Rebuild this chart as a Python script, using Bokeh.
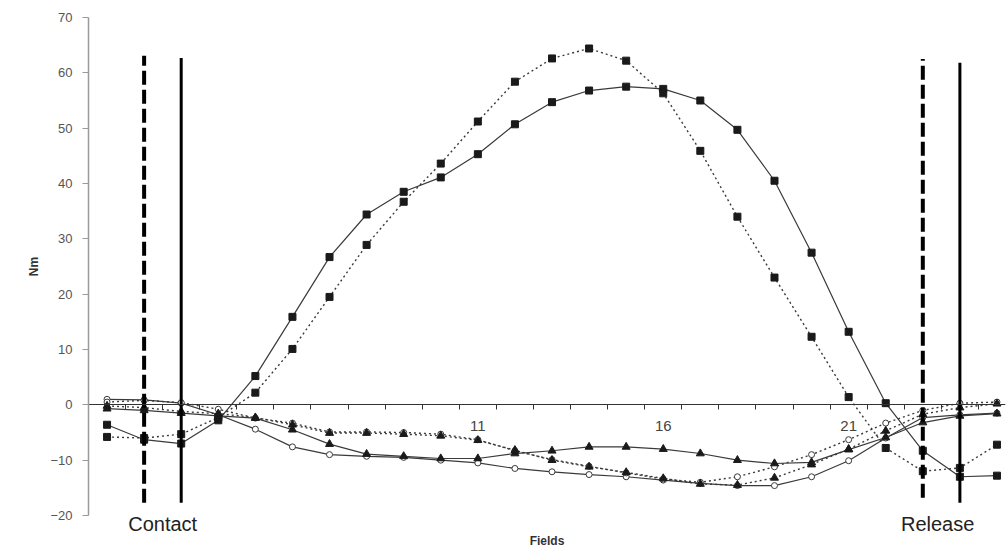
from bokeh.plotting import figure
from bokeh.models import LinearAxis, FixedTicker, Range1d
from bokeh.embed import file_html
from bokeh.resources import INLINE

# ---- data ----
fields = list(range(1, 26))
solid_sq = [-3.6, -6.3, -7.0, -2.8, 5.2, 15.9, 26.7, 34.4, 38.5, 41.1, 45.3, 50.7, 54.7,
            56.8, 57.5, 57.1, 55.0, 49.7, 40.5, 27.5, 13.2, 0.3, -8.3, -13.0, -12.8]
dotted_sq = [-5.8, -6.0, -5.3, -2.3, 2.2, 10.1, 19.5, 28.9, 36.7, 43.6, 51.2, 58.4, 62.6,
             64.4, 62.2, 56.3, 45.9, 34.0, 23.0, 12.3, 1.4, -7.8, -12.0, -11.4, -7.2]
solid_tri = [-0.7, -1.0, -1.5, -2.0, -2.4, -4.5, -7.1, -8.9, -9.3, -9.7, -9.7, -8.8, -8.3,
             -7.6, -7.6, -8.0, -8.8, -10.0, -10.6, -10.4, -8.1, -5.9, -3.2, -2.0, -1.6]
dotted_tri = [-0.2, -0.5, -1.2, -1.6, -2.3, -3.6, -5.1, -5.1, -5.3, -5.6, -6.4, -8.2, -10.0,
              -11.2, -12.2, -13.3, -14.3, -14.5, -13.2, -10.8, -8.0, -4.7, -1.7, -0.5, 0.2]
solid_circ = [1.0, 0.9, 0.3, -1.8, -4.4, -7.6, -9.0, -9.3, -9.5, -10.0, -10.5, -11.5, -12.1,
              -12.6, -13.0, -13.6, -14.2, -14.6, -14.6, -13.0, -10.1, -6.0, -2.3, -1.8, -1.5]
dotted_circ = [0.5, 0.8, 0.4, -0.8, -2.4, -3.3, -4.9, -4.9, -5.0, -5.3, -6.3, -8.3, -9.9,
               -11.1, -12.3, -13.4, -14.0, -13.0, -11.2, -9.0, -6.3, -3.3, -1.0, 0.3, 0.5]

y_ticks = [-20, -10, 0, 10, 20, 30, 40, 50, 60, 70]
x_label_ticks = [11, 16, 21]
event_names = ["Contact", "Release"]
event_label_pos = [2.5, 23.4]
dashed_fields = [2, 23]
dashed_bottom = [-17.7, -16.8]
dashed_top = [63.1, 62.5]
solid_fields = [3, 24]
solid_bottom = [-17.7, -17.7]
solid_top = [62.7, 61.8]

FONT = "Liberation Sans"
INK = "#1a1a1a"
LINE = "#3a3a3a"

p = figure(frame_width=917, frame_height=498,
           x_range=Range1d(0.5, 25.23), y_range=Range1d(-20, 70),
           output_backend="svg", toolbar_location=None,
           min_border_left=88, min_border_top=17, min_border_right=3, min_border_bottom=0,
           background_fill_color="white", border_fill_color="white")
p.grid.visible = False
p.outline_line_color = None

# y axis
ya = p.yaxis[0]
ya.ticker = FixedTicker(ticks=y_ticks, minor_ticks=[])
ya.axis_line_color = "#9a9a9a"
ya.axis_line_width = 1.5
ya.major_tick_line_color = "#9a9a9a"
ya.major_tick_in = 0
ya.major_tick_out = 6
ya.minor_tick_line_color = None
ya.major_label_text_font = FONT
ya.major_label_text_font_size = "13px"
ya.major_label_text_color = "#555555"
ya.major_label_standoff = 10
ya.axis_label = "Nm"
ya.axis_label_text_font = FONT
ya.axis_label_text_font_size = "12px"
ya.axis_label_text_font_style = "bold"
ya.axis_label_text_color = "#333333"
ya.axis_label_standoff = 6

# bottom axis: event names + title
xa = p.xaxis[0]
xa.ticker = FixedTicker(ticks=event_label_pos, minor_ticks=[])
xa.major_label_overrides = {pos: name for pos, name in zip(event_label_pos, event_names)}
xa.axis_line_color = None
xa.major_tick_line_color = None
xa.minor_tick_line_color = None
xa.major_tick_in = 0
xa.major_tick_out = 0
xa.major_label_standoff = -3
xa.major_label_text_font = FONT
xa.major_label_text_font_size = "20px"
xa.major_label_text_color = "#222222"
xa.axis_label = "Fields"
xa.axis_label_text_font = FONT
xa.axis_label_text_font_size = "12px"
xa.axis_label_text_font_style = "bold"
xa.axis_label_text_color = "#333333"
xa.axis_label_standoff = -4

# zero axis with category boundary ticks
boundaries = [f + 0.5 for f in fields[:-1]]
zero_axis = LinearAxis(fixed_location=0, ticker=FixedTicker(ticks=boundaries, minor_ticks=[]),
                       axis_line_color="#333333", axis_line_width=1,
                       major_tick_line_color="#333333", major_tick_in=0, major_tick_out=5,
                       minor_tick_line_color=None,
                       major_label_overrides={b: "" for b in boundaries},
                       major_label_text_color=None)
label_axis = LinearAxis(fixed_location=0, ticker=FixedTicker(ticks=x_label_ticks, minor_ticks=[]),
                        axis_line_color=None, major_tick_line_color=None,
                        minor_tick_line_color=None, major_tick_in=0, major_tick_out=0,
                        major_label_standoff=16,
                        major_label_text_font=FONT, major_label_text_font_size="15px",
                        major_label_text_color="#444444")
p.add_layout(zero_axis, "below")
p.add_layout(label_axis, "below")

# series lines
p.line(fields, solid_sq, line_color=LINE, line_width=1.2)
p.line(fields, dotted_sq, line_color=LINE, line_width=1.4, line_dash="2 3")
p.line(fields, solid_tri, line_color=LINE, line_width=1.2)
p.line(fields, dotted_tri, line_color=LINE, line_width=1.4, line_dash="2 3")
p.line(fields, solid_circ, line_color=LINE, line_width=1.2)
p.line(fields, dotted_circ, line_color=LINE, line_width=1.4, line_dash="2 3")

# markers
p.scatter(fields, solid_sq, marker="square", size=7, fill_color=INK, line_color=INK)
p.scatter(fields, dotted_sq, marker="square", size=7, fill_color=INK, line_color=INK)
p.scatter(fields, solid_circ, marker="circle", size=6, fill_color="white", line_color=LINE, line_width=1)
p.scatter(fields, dotted_circ, marker="circle", size=6, fill_color="white", line_color=LINE, line_width=1)
p.scatter(fields, solid_tri, marker="triangle", size=8, fill_color=INK, line_color=INK)
p.scatter(fields, dotted_tri, marker="triangle", size=8, fill_color=INK, line_color=INK)

# contact / release lines
p.segment(x0=dashed_fields, y0=dashed_bottom, x1=dashed_fields, y1=dashed_top,
          line_color="black", line_width=4, line_dash="14 5")
p.segment(x0=solid_fields, y0=solid_bottom, x1=solid_fields, y1=solid_top,
          line_color="black", line_width=3)

open("out.html", "w").write(file_html(p, INLINE))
******
• **The problem**:
Copy nothing but the lines from the top of the data down to the line containing "from bokeh.resources import INLINE", and leave the pictures out.

• **Response to the exercise**:
Rebuild this chart as a Python script, using Bokeh.
from bokeh.plotting import figure
from bokeh.models import LinearAxis, FixedTicker, Range1d
from bokeh.embed import file_html
from bokeh.resources import INLINE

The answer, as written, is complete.